Mining on a GPU

Basics of using GapMiner on a GPU

Mar 22, 2021 • Graham Higgins ~ 4 min to read •

Mining on a GPU

The Gapcoin GPU miner only functions on AMD cards.

pdazzl @j0nn9 - Any new performance improvements coming or nvidia miner?

j0nn9 Since i don’t have any Nvidia cards, I’m not capable of porting the miner to Nvidia.

Announcement of GPU miner

The Miner is still a bit buggy but it produced good results for the last few hours so I decided to release a test version.

About the speed: I managed to get around 1,200,000 pps with a single AMD R9 280. That’s a 6x speed increase over the previous GPU miner implementation.

I could also reduce the memory load. Only the sieve still runs on the CPU. Also, the 10 and 15 gaps per hour statistics have been replaced with “tests per second”, the number of primality tests calculated per second.

The algorithm:

The sieve is split into parts of the required gap size then, simultaneously, the prime candidates from each part are tested, starting from the end of the part and skipping those parts which have a prime in it.

When using the -e switch the miner will output info about the current average number of prime candidates of those parts (candidates which are not tested yet). Also the minimum number of prime candidates to test is listed.

Several candidates from each part are tested in one GPU run, this number can be controlled with -n

GPU parameter settings

The current parameters should be pretty optimal. To illustrate the range:

-s   from 100,000 to 100,000,000 default 15,000,000
-w   from  32 to 32000 default 2048
-a   from  1,000,000 to  100,000,000 default 30,000,000
-z   from 2 to 30 default 10

Currently only the primality testing runs on the GPU, the sieving still runs on the CPU.

Although it is possible to port the sieve to the GPU, it will probably take more time.

(eXtremal’s Fermat test could be re-used almost without any changes but, since Primecoin and Gapcoin’s sieving differs, a GPU solution for sieving will need a more deeper look into the OpenCL code.)

Relatively poor GPU performance and/or oveheating

The sieve in Gapcoin only runs about 2-3% of the time.

The sieving is calculated on the CPU and the Fermat tests are run on the GPU. Currently it is very (host) memory-hungry (about 1GB) and it is necessary to use one instance per GPU device.

The memory consumption is so high because a very large sieve is used with many primes and also a queue is used to keep the CPU busy while the GPU is processing the Fermat tests.

Altering a few parameters can reduce the memory load:

-s  --sieve-size        the prime sieve size
-w  --work-items        gpu work items (default 2048)
-a  --max-primes        maximum sieve primes (for use with gpu)
-z  --queue-size        the gpu waiting queue size (memory intensive)

The sieve dynamically adjusts the sieve primes so that it optimally generaets a new set of prime candidates while the GPU is testing a previous set.

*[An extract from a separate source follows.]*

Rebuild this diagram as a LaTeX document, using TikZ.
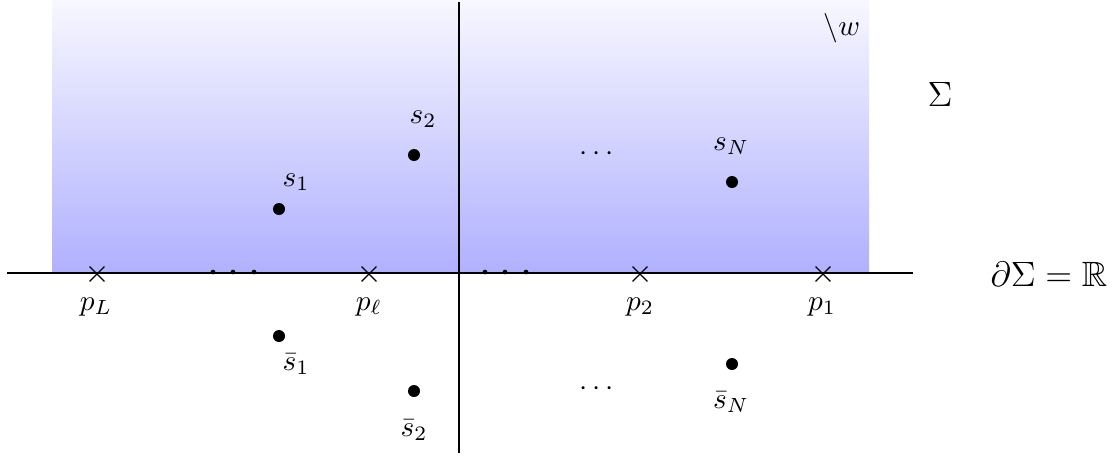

The queue must have a minimum size of 2.

If the GPU is overheating, maybe there is too much work at once for the GPU.

Try changing some of the parameters, start with reducing the work group to 256: -w 256

j0nn9’s response to a question about improvements to the GPU miner

@j0nn9, is it possible to realize improvement of dcct for the GPU-miner?

I’m not sure whether it is possible. I’ve been trying for the last few days to get something running but since dcct’s improvements are for the sieve - which currently runs on the CPU - I didn’t got a solution which was really faster than the current GPU miner.

The problem is that Gapcoin’s sieve probably can’t be ported to the GPU without a huge speed reduction. I already tried only scanning the sieve on the GPU, splitting it in several pieces for each GPU thread but that reduced the overall speed about 1000x that‘s because memory is such a bottleneck on the GPU.

My current idea is to divide the sieve into parts of the required gap size then apply dcct’s strategy to each of those parts by starting to test prime candidates from the end of the part and skipping those parts which have a prime in it.

One problem is that you have to store the first found prime (if there is one) from the previous part in the current part in order to efficiently scan the whole sieve. This (and some other related problems) lead into very difficult code.

Currently it produces invalid results most of the time but I still think that it will give a reasonable speed increase to be worth the effort.”